Paging back, the Miliband family story begins with a pair of international rescues: Their parents, Jews of Polish origin, barely escaped the Holocaust and found refuge and a new life in postwar England. Their father, Ralph, who caught the last ship to Dover from Belgium in 1940, changed his name from Adolphe and became a leading Marxist scholar in his adopted home. Both brothers graduated from Corpus Christi College, Oxford, and found their way into the Labour Party. And whereas in America, it would be a challenge to get elected dogcatcher as an atheist and the son of a prominent Marxist, both Miliband boys rose quickly through the party ranks.
In 1994, the 29-year-old David became Tony Blair’s head of policy and helped write the manifesto that brought Labour, and Blair, to power in 1997. Nicknamed “Brains” by Blairite spin doctor Alastair Campbell for his mastery of policy detail, David was for years the golden boy of the party.
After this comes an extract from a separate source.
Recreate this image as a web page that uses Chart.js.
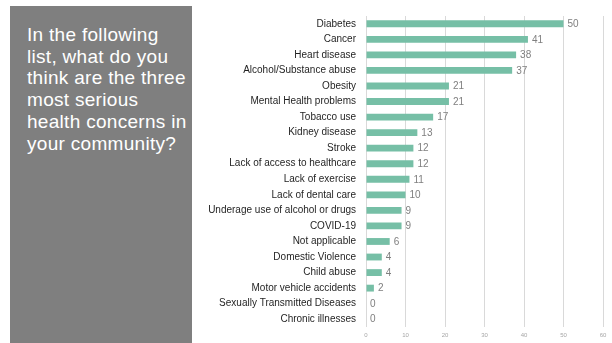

Tall, lanky and with closely cropped hair, David was first elected to Parliament in 2001 and entered the Blair cabinet in 2005 before he turned 40.
Ed, who concedes he resembles Wallace from Wallace and Gromit, joined the Labour fold in 1993 as a speechwriter for the shadow treasury secretary, and was elected to Parliament in 2005 after stints as a journalist, special adviser to Gordon Brown and visiting scholar at Harvard.
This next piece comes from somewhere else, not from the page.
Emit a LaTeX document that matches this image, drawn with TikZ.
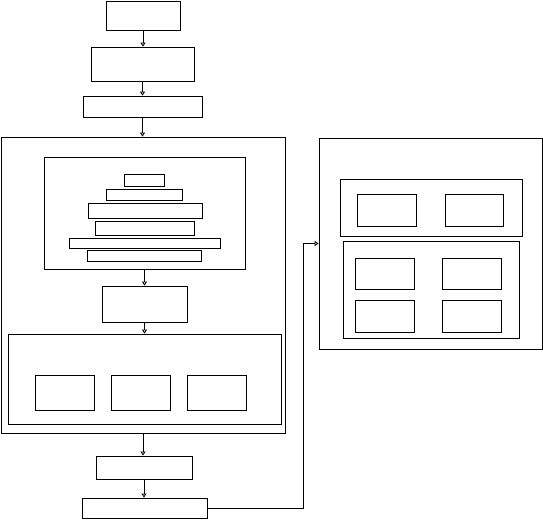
\documentclass[tikz,border=0pt]{standalone}
\usepackage{tikz}
\usetikzlibrary{arrows.meta}

\begin{document}
\begin{tikzpicture}[x=1pt,y=-1pt,line width=0.8pt,
        >={Triangle[open,length=4pt,width=5pt]},
        box/.style={draw,inner sep=0pt,minimum width=#1},
        box/.default=59pt]
        \useasboundingbox (0,0) rectangle (543,519);
        % left column
        \node[box=74pt,minimum height=29pt] (start) at (143,15.5) {};
        \node[box=103pt,minimum height=34pt] (load) at (142.5,64) {};
        \node[box=119pt,minimum height=21pt] (prep) at (142.5,106.5) {};
        \node[box=284pt,minimum height=296pt] (outerL) at (143,285) {};
        \node[box=201pt,minimum height=112pt] (stack) at (144.5,213) {};
        \node[box=40pt,minimum height=12pt] (s1) at (144,180) {};
        \node[box=76pt,minimum height=11pt] (s2) at (144,194.5) {};
        \node[box=114pt,minimum height=15pt] (s3) at (145,210.5) {};
        \node[box=99pt,minimum height=14pt] (s4) at (144.5,228) {};
        \node[box=151pt,minimum height=10pt] (s5) at (144.5,243) {};
        \node[box=114pt,minimum height=11pt] (s6) at (144,255.5) {};
        \node[box=85pt,minimum height=36pt] (mid) at (144.5,304) {};
        \node[box=273pt,minimum height=90pt] (group) at (144.5,379) {};
        \node[box,minimum height=35pt] (g1) at (64.5,392.5) {};
        \node[box,minimum height=35pt] (g2) at (140.5,392.5) {};
        \node[box,minimum height=35pt] (g3) at (216.5,392.5) {};
        \node[box=96pt,minimum height=23pt] (post) at (144,467.5) {};
        \node[box=125pt,minimum height=20pt] (out) at (144.5,508) {};
        % right column
        \node[box=223pt,minimum height=211pt] (outerR) at (430.5,243.5) {};
        \node[box=182pt,minimum height=57pt] (pair) at (431,207.5) {};
        \node[box,minimum height=32pt] (t1) at (386.5,210) {};
        \node[box=58pt,minimum height=32pt] (t2) at (474,210) {};
        \node[box=176pt,minimum height=97pt] (quad) at (431,289.5) {};
        \node[box,minimum height=31pt] (q1) at (384.5,273.5) {};
        \node[box,minimum height=31pt] (q2) at (471.5,273.5) {};
        \node[box,minimum height=32pt] (q3) at (384.5,316) {};
        \node[box,minimum height=32pt] (q4) at (471.5,316) {};
        % arrows
        \draw [->] (start.south) -- (start.south |- load.north);
        \draw [->] (load.south) -- (load.south |- prep.north);
        \draw [->] (prep.south) -- (prep.south |- outerL.north);
        \draw [->] (stack.south) -- (stack.south |- mid.north);
        \draw [->] (mid.south) -- (mid.south |- group.north);
        \draw [->] (outerL.south) -- (outerL.south |- post.north);
        \draw [->] (post.south) -- (post.south |- out.north);
        \draw [->] (out.east) -- ++(96,0) |- (outerR.west);
\end{tikzpicture}
\end{document}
The dog may have taken himself out of the fight, but many doubt that the political fight has been taken out of this particularly ambitious dog.
When Gordon Brown took the reins from a departing Tony Blair in 2007, he made David his foreign secretary and, in 2008, tapped Ed for the new office of secretary of state for energy and climate change — creating the first brothers-in-cabinet duo since 1938.
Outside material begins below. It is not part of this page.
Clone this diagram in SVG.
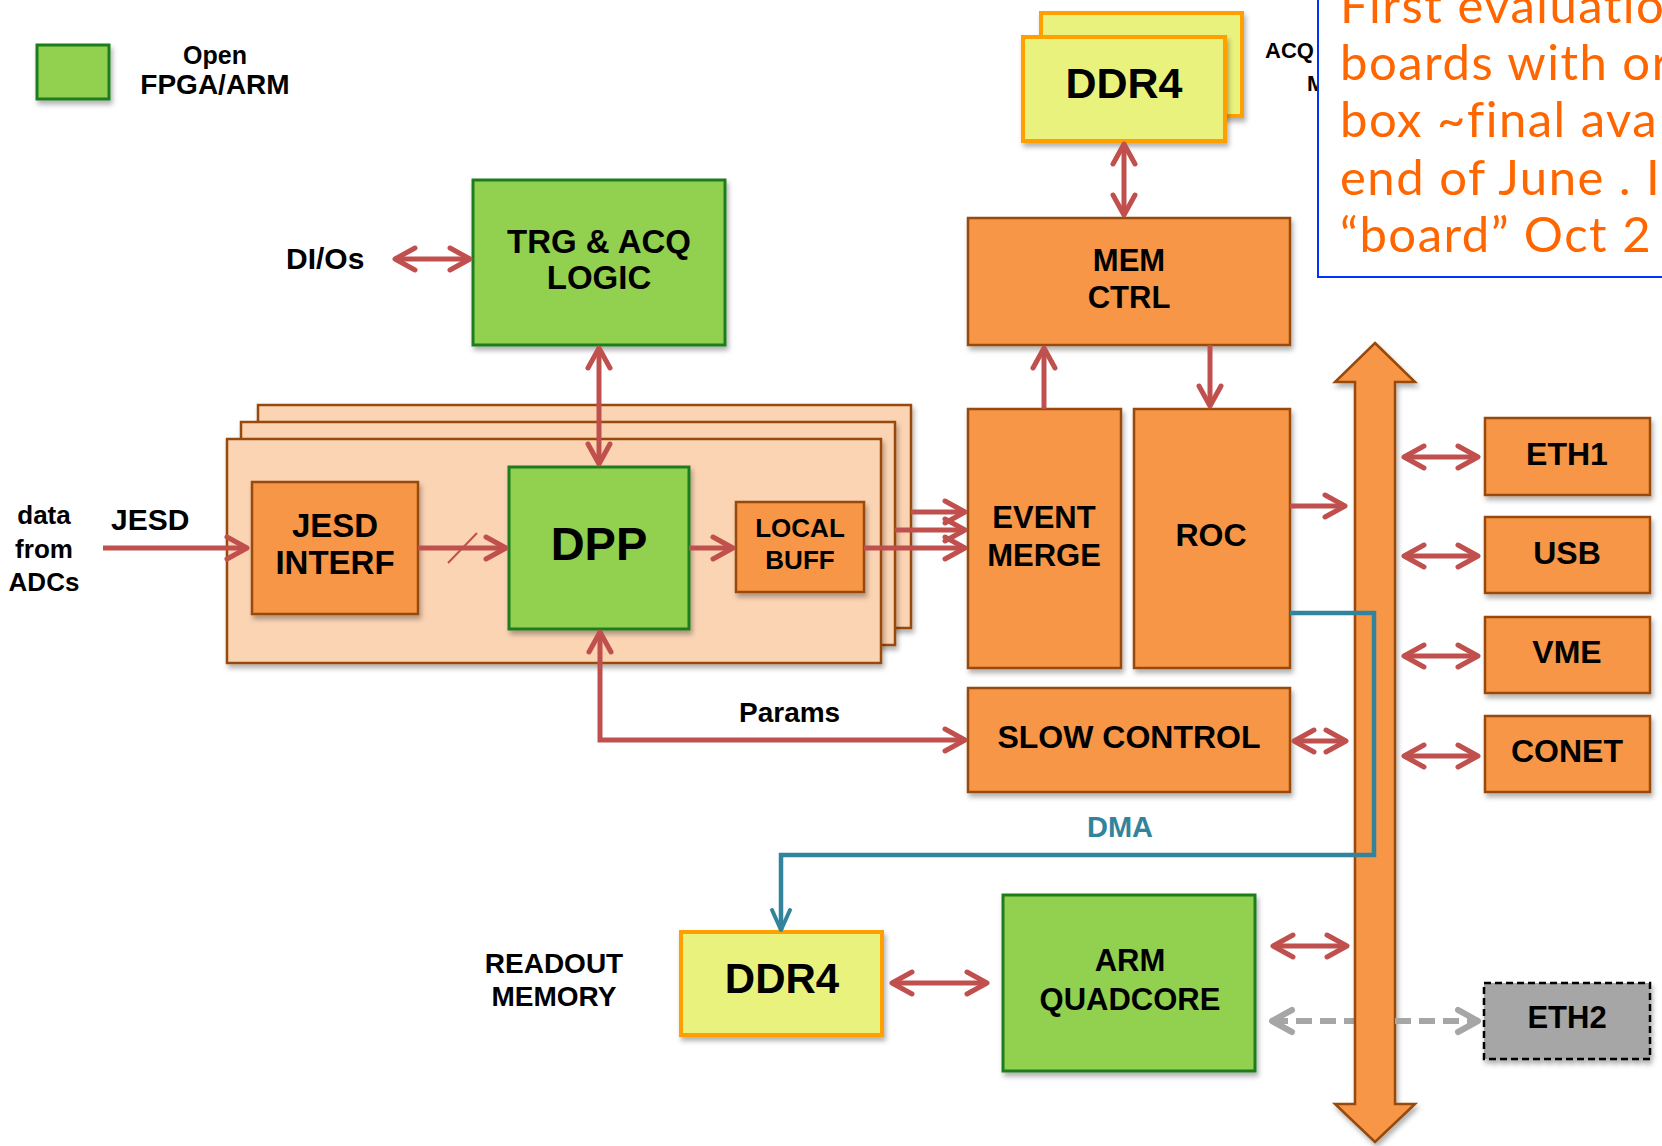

The Blair-Brown era ended with the 2010 general election, when Labour lost in a three-way race that put a coalition of Conservatives and Liberal Democrats, led by current PM David Cameron, into power. With the defeat, Gordon Brown announced he was stepping down as Labour’s leader. The following day, David Miliband stood outside Parliament and announced his intention to run for Labour’s leadership slot. Within days, Ed had announced that he, too, would vie for the top spot, challenging his brother’s centrist instincts with a more left-wing vision for Labour.
In the September 2010 Labour vote, David had conventional wisdom and the endorsements of a greater number of his colleagues on his side, but in the end, via a complex voting process, it was Ed who took the prize. Twelve days after his brother’s victory, David stepped down as shadow foreign secretary, remaining a modest if overscrutinized MP until the International Rescue Committee came knocking this year.
Even though his wife, a violinist named Louise Shackelton, is American and he earned a master’s degree from MIT in 1989, David’s move to America has attracted a new round of scrutiny regarding his intentions. Guardian columnist Jonathan Freedland noted that rather than abandoning his brother and Labour, “By leaving, the older Miliband has given the younger a coded vote of confidence.” True to form, the conservative Telegraph played it as the latest example of fraternal sniping and betrayal. The Economist, meanwhile, suggested that the elder Miliband was not so much going into exile as removing himself from the scrum of British politics while maintaining his ties to the party and his role as a close adviser to his brother and joining the ranks of the “helicopter grandees” — former Labour leaders like Blair who graduate to prominent positions outside of politics.
But unlike other “grandees,” David’s exile is entirely voluntary and comes at a relatively early juncture in his political career. And though the dog may have taken himself out of the fight for the moment, many doubt that the political fight has been taken out of this particularly ambitious dog.
In 1994 at age 29, David became Tony Blair’s head of policy. Nicknamed “Brains” for his mastery of policy detail, David was for years the golden boy of the party.
Moreover, by choosing a perch outside of the House of Commons and on the other side of the Atlantic, David may be positioning his helicopter for a future parachuting back into power. If Ed and Labour eventually fall, David will likely be untainted by the failure and emerge as a credible leadership alternative, particularly given the fact that many in the party still consider him the rightful heir apparent.
It remains to be seen, of course, whether Labour will win a national election under Ed Miliband’s leadership. In Ed’s first speech as Labour leader, he struck an Obama-esque tone, responding to the party’s electoral setbacks by proclaiming a new generation of optimism. In parliamentary debates, he’s often a stoic and straitlaced presence, in contrast to many of his colleagues, not least the finger-jabbing David Cameron.
In the end, no one can write the fable of the brothers Miliband — their story can’t be molded to fit anyone’s plotline but their own. And given the way so many tales of feuding families work out, that’s probably good news for all parties, not least Labour. But for the time being, if you happen to be on Manhattan’s Upper West Side, bear in mind that that nice British chap on his way to Central Park with his two boys or waiting next to you in line at the corner store might very well be Britain’s next Labour prime minister.